WRITTEN TASK:
Give back exactly the lines from the beginning of the listing below to the line holding "const highlightBw = 19;", both ends included; the pictures stay out.

── STORED DATA

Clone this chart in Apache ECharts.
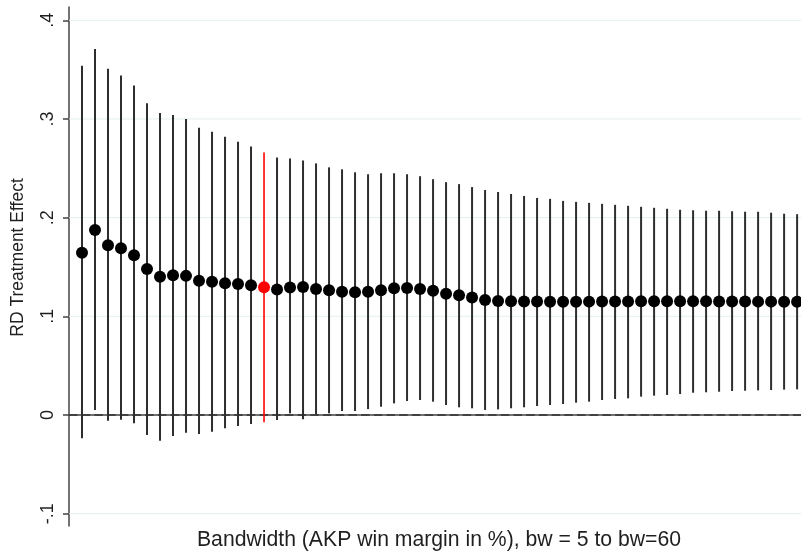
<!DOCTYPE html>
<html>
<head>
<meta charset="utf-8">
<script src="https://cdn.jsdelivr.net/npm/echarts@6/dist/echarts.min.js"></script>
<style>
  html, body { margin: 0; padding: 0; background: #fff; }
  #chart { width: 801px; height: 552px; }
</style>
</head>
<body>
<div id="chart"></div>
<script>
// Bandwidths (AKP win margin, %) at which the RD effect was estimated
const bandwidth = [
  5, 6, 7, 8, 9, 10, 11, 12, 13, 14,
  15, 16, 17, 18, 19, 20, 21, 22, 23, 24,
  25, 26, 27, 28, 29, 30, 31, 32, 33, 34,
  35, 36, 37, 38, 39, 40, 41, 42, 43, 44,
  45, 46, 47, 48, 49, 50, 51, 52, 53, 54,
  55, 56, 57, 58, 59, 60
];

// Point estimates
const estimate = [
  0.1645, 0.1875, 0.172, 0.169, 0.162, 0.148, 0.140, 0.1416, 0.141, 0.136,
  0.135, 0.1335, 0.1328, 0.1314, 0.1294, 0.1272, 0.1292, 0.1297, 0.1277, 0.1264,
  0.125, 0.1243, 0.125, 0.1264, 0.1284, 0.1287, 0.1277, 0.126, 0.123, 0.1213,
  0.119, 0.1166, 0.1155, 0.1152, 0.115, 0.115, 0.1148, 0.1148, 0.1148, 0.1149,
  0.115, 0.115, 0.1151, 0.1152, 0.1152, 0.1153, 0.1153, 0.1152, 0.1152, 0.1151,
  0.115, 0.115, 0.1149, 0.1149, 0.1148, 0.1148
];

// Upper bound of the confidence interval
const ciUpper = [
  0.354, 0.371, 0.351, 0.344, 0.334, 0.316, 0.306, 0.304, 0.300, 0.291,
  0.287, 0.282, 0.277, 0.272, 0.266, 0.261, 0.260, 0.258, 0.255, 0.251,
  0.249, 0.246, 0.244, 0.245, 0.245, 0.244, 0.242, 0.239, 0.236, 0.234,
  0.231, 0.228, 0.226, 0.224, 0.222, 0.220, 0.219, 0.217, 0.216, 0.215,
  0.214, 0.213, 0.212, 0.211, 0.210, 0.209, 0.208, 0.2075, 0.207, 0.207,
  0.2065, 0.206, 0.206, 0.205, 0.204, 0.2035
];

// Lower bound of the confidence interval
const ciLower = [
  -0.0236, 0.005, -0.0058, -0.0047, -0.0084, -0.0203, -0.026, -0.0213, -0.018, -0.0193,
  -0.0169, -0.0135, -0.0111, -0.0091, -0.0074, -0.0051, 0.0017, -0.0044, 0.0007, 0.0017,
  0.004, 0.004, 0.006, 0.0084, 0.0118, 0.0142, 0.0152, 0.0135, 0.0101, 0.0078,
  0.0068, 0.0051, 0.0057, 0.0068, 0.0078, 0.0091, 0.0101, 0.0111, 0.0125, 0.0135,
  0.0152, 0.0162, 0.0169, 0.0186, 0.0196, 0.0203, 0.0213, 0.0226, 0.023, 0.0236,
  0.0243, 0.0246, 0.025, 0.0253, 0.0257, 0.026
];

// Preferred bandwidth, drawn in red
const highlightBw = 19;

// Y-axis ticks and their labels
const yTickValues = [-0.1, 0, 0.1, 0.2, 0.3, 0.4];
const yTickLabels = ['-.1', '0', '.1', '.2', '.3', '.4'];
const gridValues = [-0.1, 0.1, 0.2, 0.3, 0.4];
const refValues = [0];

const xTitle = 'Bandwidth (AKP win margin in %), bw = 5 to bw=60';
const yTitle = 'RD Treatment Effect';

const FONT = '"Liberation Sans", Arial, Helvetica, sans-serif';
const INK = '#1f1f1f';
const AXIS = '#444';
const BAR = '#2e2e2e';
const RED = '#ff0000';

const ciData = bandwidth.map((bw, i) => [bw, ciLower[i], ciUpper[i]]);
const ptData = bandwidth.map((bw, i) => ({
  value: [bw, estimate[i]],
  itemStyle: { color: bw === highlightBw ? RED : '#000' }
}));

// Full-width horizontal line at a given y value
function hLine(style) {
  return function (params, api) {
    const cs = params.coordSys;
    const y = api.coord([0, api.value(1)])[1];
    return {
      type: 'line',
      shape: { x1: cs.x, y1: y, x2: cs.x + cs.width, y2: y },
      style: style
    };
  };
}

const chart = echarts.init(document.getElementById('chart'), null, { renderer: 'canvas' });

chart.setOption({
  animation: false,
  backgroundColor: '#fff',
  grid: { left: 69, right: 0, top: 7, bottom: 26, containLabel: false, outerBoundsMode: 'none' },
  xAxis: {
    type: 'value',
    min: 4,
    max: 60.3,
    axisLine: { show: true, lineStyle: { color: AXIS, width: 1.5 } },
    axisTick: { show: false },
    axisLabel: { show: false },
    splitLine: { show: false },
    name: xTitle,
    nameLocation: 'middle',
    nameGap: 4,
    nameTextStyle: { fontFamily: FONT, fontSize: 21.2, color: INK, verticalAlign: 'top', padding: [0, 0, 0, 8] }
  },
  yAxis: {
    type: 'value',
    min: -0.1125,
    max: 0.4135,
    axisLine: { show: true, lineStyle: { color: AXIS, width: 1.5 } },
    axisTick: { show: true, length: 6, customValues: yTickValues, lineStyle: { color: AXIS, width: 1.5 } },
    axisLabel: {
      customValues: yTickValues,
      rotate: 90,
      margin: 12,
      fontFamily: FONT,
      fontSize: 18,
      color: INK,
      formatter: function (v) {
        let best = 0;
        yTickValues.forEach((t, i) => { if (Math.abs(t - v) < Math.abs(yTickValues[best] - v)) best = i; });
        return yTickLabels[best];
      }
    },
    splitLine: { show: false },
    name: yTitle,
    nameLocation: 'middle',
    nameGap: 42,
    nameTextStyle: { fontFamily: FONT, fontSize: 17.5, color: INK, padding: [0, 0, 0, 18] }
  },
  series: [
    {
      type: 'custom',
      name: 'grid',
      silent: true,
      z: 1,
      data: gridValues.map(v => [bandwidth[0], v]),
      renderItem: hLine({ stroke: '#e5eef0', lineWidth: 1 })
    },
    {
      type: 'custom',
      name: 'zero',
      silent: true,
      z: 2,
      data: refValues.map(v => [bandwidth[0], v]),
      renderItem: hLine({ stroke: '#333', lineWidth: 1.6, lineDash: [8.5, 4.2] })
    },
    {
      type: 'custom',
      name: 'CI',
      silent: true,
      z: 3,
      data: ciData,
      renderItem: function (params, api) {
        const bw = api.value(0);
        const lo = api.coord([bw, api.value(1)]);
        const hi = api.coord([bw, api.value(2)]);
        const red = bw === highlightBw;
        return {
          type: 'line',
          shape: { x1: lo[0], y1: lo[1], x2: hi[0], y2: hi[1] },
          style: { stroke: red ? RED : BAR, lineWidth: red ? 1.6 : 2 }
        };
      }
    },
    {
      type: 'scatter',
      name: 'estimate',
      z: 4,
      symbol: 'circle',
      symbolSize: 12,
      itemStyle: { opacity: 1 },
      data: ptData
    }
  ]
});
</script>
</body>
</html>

────

SOLUTION TO THIS PROBLEM:
Clone this chart in Apache ECharts.
<!DOCTYPE html>
<html>
<head>
<meta charset="utf-8">
<script src="https://cdn.jsdelivr.net/npm/echarts@6/dist/echarts.min.js"></script>
<style>
  html, body { margin: 0; padding: 0; background: #fff; }
  #chart { width: 801px; height: 552px; }
</style>
</head>
<body>
<div id="chart"></div>
<script>
// Bandwidths (AKP win margin, %) at which the RD effect was estimated
const bandwidth = [
  5, 6, 7, 8, 9, 10, 11, 12, 13, 14,
  15, 16, 17, 18, 19, 20, 21, 22, 23, 24,
  25, 26, 27, 28, 29, 30, 31, 32, 33, 34,
  35, 36, 37, 38, 39, 40, 41, 42, 43, 44,
  45, 46, 47, 48, 49, 50, 51, 52, 53, 54,
  55, 56, 57, 58, 59, 60
];

// Point estimates
const estimate = [
  0.1645, 0.1875, 0.172, 0.169, 0.162, 0.148, 0.140, 0.1416, 0.141, 0.136,
  0.135, 0.1335, 0.1328, 0.1314, 0.1294, 0.1272, 0.1292, 0.1297, 0.1277, 0.1264,
  0.125, 0.1243, 0.125, 0.1264, 0.1284, 0.1287, 0.1277, 0.126, 0.123, 0.1213,
  0.119, 0.1166, 0.1155, 0.1152, 0.115, 0.115, 0.1148, 0.1148, 0.1148, 0.1149,
  0.115, 0.115, 0.1151, 0.1152, 0.1152, 0.1153, 0.1153, 0.1152, 0.1152, 0.1151,
  0.115, 0.115, 0.1149, 0.1149, 0.1148, 0.1148
];

// Upper bound of the confidence interval
const ciUpper = [
  0.354, 0.371, 0.351, 0.344, 0.334, 0.316, 0.306, 0.304, 0.300, 0.291,
  0.287, 0.282, 0.277, 0.272, 0.266, 0.261, 0.260, 0.258, 0.255, 0.251,
  0.249, 0.246, 0.244, 0.245, 0.245, 0.244, 0.242, 0.239, 0.236, 0.234,
  0.231, 0.228, 0.226, 0.224, 0.222, 0.220, 0.219, 0.217, 0.216, 0.215,
  0.214, 0.213, 0.212, 0.211, 0.210, 0.209, 0.208, 0.2075, 0.207, 0.207,
  0.2065, 0.206, 0.206, 0.205, 0.204, 0.2035
];

// Lower bound of the confidence interval
const ciLower = [
  -0.0236, 0.005, -0.0058, -0.0047, -0.0084, -0.0203, -0.026, -0.0213, -0.018, -0.0193,
  -0.0169, -0.0135, -0.0111, -0.0091, -0.0074, -0.0051, 0.0017, -0.0044, 0.0007, 0.0017,
  0.004, 0.004, 0.006, 0.0084, 0.0118, 0.0142, 0.0152, 0.0135, 0.0101, 0.0078,
  0.0068, 0.0051, 0.0057, 0.0068, 0.0078, 0.0091, 0.0101, 0.0111, 0.0125, 0.0135,
  0.0152, 0.0162, 0.0169, 0.0186, 0.0196, 0.0203, 0.0213, 0.0226, 0.023, 0.0236,
  0.0243, 0.0246, 0.025, 0.0253, 0.0257, 0.026
];

// Preferred bandwidth, drawn in red
const highlightBw = 19;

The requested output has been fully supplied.